July 27, 2004

Blatnye pesni...

Perry de Havilland at Samizdata linked to a fascinating site of pictures of abandoned buildings and projects in Russia, abandoned.ru. Cool wierd stuff.

I might not have followed the link if Alan had not blogged recently about other things interesting at .ru addresses. I was inspired to go back and actually follow his links, and found this, about the "Russian bard scene."

...It started in the late 50's, after survivors from Northern and Siberian camps started to trickle back to populated parts of the country. Very few of them could write like Solzhenitsyn or Varlaam Shalamov, but many more could sing prison songs. The so-called blatnye pesni were written by career criminals, and songs based on the experience of the camps were written by political prisoners, but in form resembled the former (sometimes even using the same melody).

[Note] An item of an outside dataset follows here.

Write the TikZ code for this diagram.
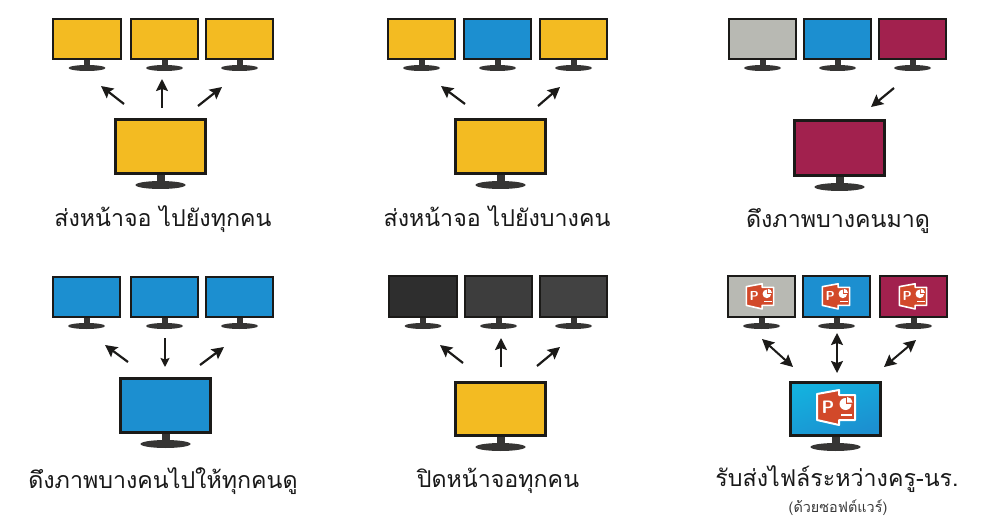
\documentclass[tikz,border=0pt]{standalone}
\usepackage{fontspec}
\usetikzlibrary{arrows.meta}
\newfontfamily\thaifont[Script=Thai]{Loma}
\definecolor{cyellow}{HTML}{F3BB22}
\definecolor{cblue}{HTML}{1C8FD0}
\definecolor{cgray}{HTML}{B8B9B3}
\definecolor{cmaroon}{HTML}{A2214E}
\definecolor{cframe}{HTML}{1B1A18}
\definecolor{cpp}{HTML}{D2492A}
\tikzset{
  screenbox/.style={draw=cframe,line width=2.2pt,inner sep=0pt,rectangle},
  standpart/.style={fill=cframe!88!white,draw=none},
  arrowline/.style={-{Stealth[length=12pt,width=12pt,inset=2pt]},line width=2.2pt,cframe},
  thinarrow/.style={-{Stealth[length=9pt,width=9pt,inset=1.5pt]},line width=1.6pt,cframe},
  bothline/.style={{Stealth[length=12pt,width=12pt,inset=2pt]}-{Stealth[length=12pt,width=12pt,inset=2pt]},line width=2pt,cframe},
  caption/.style={font=\thaifont\fontsize{23.2}{27}\selectfont,text=black!90,inner sep=0pt,anchor=base},
  subcaption/.style={font=\thaifont\fontsize{14.4}{17}\selectfont,text=black!78,inner sep=0pt,anchor=base}
}
% name, left, top, right, bottom, colour
\newcommand{\monitorsmall}[6]{%
  \node[screenbox,fill=#6,minimum width=#4pt-#2pt-2.2pt,minimum height=#5pt-#3pt-2.2pt] (#1) at ({(#2+#4)/2},{(#3+#5)/2}) {};
  \fill[standpart] ({(#2+#4)/2-3},#5) rectangle ({(#2+#4)/2+3},#5+6);
  \fill[standpart] ({(#2+#4)/2},#5+8) ellipse [x radius=18.5,y radius=3];
}
\newcommand{\monitorlarge}[6]{%
  \node[screenbox,line width=3pt,#6,minimum width=#4pt-#2pt-3pt,minimum height=#5pt-#3pt-3pt] (#1) at ({(#2+#4)/2},{(#3+#5)/2}) {};
  \fill[standpart] ({(#2+#4)/2-4},#5) rectangle ({(#2+#4)/2+4},#5+7);
  \fill[standpart] ({(#2+#4)/2},#5+10) ellipse [x radius=25,y radius=4];
}
% name, tail x,y, head x,y, style
\newcommand{\arrowlink}[6]{%
  \coordinate (#1a) at (#2,#3);
  \coordinate (#1b) at (#4,#5);
  \draw[#6] (#1a) -- (#1b);
}
% position, scale, letter size, outline width
\newcommand{\ppticon}[4]{%
  \begin{scope}[shift={(#1)},scale=#2]
    \draw[white,line width=#4pt,line join=round,fill=cpp]
      (-19,-13) -- (3,-17) -- (3,-12) -- (19,-12) -- (19,13) -- (3,13) -- (3,18) -- (-19,13) -- cycle;
    \node[text=white,inner sep=0pt,font=\sffamily\bfseries\fontsize{#3}{#3}\selectfont] at (-8,0) {P};
    \fill[white] (9.5,-3) circle [radius=6];
    \fill[cpp] (9.5,-3) rectangle (16,-10);
    \fill[white] (11,-4.5) -- (11,-10) arc[start angle=-90,end angle=0,radius=5.5] -- cycle;
    \fill[white] (5,7) rectangle (16,9);
  \end{scope}
}
\begin{document}
\begin{tikzpicture}[x=1pt,y=-1pt]
\useasboundingbox (0,0) rectangle (1000,529);
% column 1 row 1
\monitorsmall{aa}{52}{18}{122}{60}{cyellow}
\monitorsmall{ab}{130}{18}{199}{60}{cyellow}
\monitorsmall{ac}{205}{18}{274}{60}{cyellow}
\monitorlarge{al}{114}{118}{207}{175}{fill=cyellow}
\arrowlink{a1}{124}{104}{101}{86}{arrowline}
\arrowlink{a2}{162}{108}{162}{79}{arrowline}
\arrowlink{a3}{198}{106}{222}{87}{arrowline}
\node[caption] (ta) at (163,227) {ส่งหน้าจอ ไปยังทุกคน};
% column 2 row 1
\monitorsmall{ba}{387}{18}{456}{60}{cyellow}
\monitorsmall{bb}{463}{18}{532}{60}{cblue}
\monitorsmall{bc}{539}{18}{608}{60}{cyellow}
\monitorlarge{bl}{454}{118}{547}{175}{fill=cyellow}
\arrowlink{b1}{465}{104}{441}{86}{arrowline}
\arrowlink{b3}{538}{106}{560}{87}{arrowline}
\node[caption] (tb) at (497,227) {ส่งหน้าจอ ไปยังบางคน};
% column 3 row 1
\monitorsmall{ca}{728}{18}{797}{60}{cgray}
\monitorsmall{cb}{803}{18}{872}{60}{cblue}
\monitorsmall{cc}{878}{18}{947}{60}{cmaroon}
\monitorlarge{cl}{793}{119}{886}{177}{fill=cmaroon}
\arrowlink{c1}{894}{88}{871}{107}{arrowline}
\node[caption] (tc) at (838,228) {ดึงภาพบางคนมาดู};
% column 1 row 2
\monitorsmall{da}{52}{276}{121}{318}{cblue}
\monitorsmall{db}{130}{276}{199}{318}{cblue}
\monitorsmall{dc}{205}{276}{274}{318}{cblue}
\monitorlarge{dl}{119}{377}{212}{434}{fill=cblue}
\arrowlink{d1}{128}{362}{105}{345}{arrowline}
\arrowlink{d2}{165}{338}{165}{367}{thinarrow}
\arrowlink{d3}{200}{365}{224}{347}{arrowline}
\node[caption] (td) at (163,488) {ดึงภาพบางคนไปให้ทุกคนดู};
% column 2 row 2
\monitorsmall{ea}{388}{275}{458}{318}{black!82}
\monitorsmall{eb}{464}{275}{533}{318}{black!76}
\monitorsmall{ec}{539}{275}{608}{318}{black!74}
\monitorlarge{el}{454}{381}{547}{437}{fill=cyellow}
\arrowlink{e1}{463}{363}{440}{345}{arrowline}
\arrowlink{e2}{501}{367}{501}{338}{arrowline}
\arrowlink{e3}{537}{366}{560}{347}{arrowline}
\node[caption] (te) at (498,487) {ปิดหน้าจอทุกคน};
% column 3 row 2
\monitorsmall{fa}{727}{275}{796}{318}{cgray}
\monitorsmall{fb}{802}{275}{871}{318}{cblue}
\monitorsmall{fc}{879}{275}{948}{318}{cmaroon}
\monitorlarge{fl}{789}{381}{882}{437}{top color=cblue!70!cyan,bottom color=cblue,shading angle=20}
\ppticon{760,296}{0.72}{13}{1.6}
\ppticon{836,296}{0.72}{13}{1.6}
\ppticon{913,296}{0.72}{13}{1.6}
\ppticon{836,407}{1}{18}{2}
\arrowlink{f1}{762}{339}{793}{367}{bothline}
\arrowlink{f2}{837}{333}{837}{373}{bothline}
\arrowlink{f3}{916}{340}{884}{367}{bothline}
\node[caption] (tf) at (837,486) {รับส่งไฟล์ระหว่างครู-นร.};
\node[subcaption] (tg) at (838,512) {(ด้วยซอฟต์แวร์)};
\end{tikzpicture}
\end{document}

Society's attitudes towards prisoners changed during the "Thaw" years of the 1960’s. Political "ZK" (inmates), who were previously considered "the enemies of the People," became human again. Suddenly Pushkin's line about "mercy to the fallen" was quoted in Pravda; public debates about "physicists vs. lyricists" filled the arenas with audiences. And the first shy voices of social and political dissent started to appear semi-publicly.

Vysotsky started with songs imitating blatnye pesni, and soon became the best-known Russian bard. (Here's a page about him. See also the excellent Sasha Voloch article here.)...

Posted by John Weidner at July 27, 2004 10:11 AM | TrackBack
Comments

Great link to abandoned Russian projects. There must be lots of such buildings. When I last visited the USSR in 1987, one could not help but notice the many construction projects in various states of completion that, unlike construction sites one sees in American cities, never gave any clue that anyone was still working on them. There was one building complex visible outside my hotel room that looked half finished. There was even a fair amount of heavy equipment parked around the site, but we never saw a single person working there, day or night, for weeks.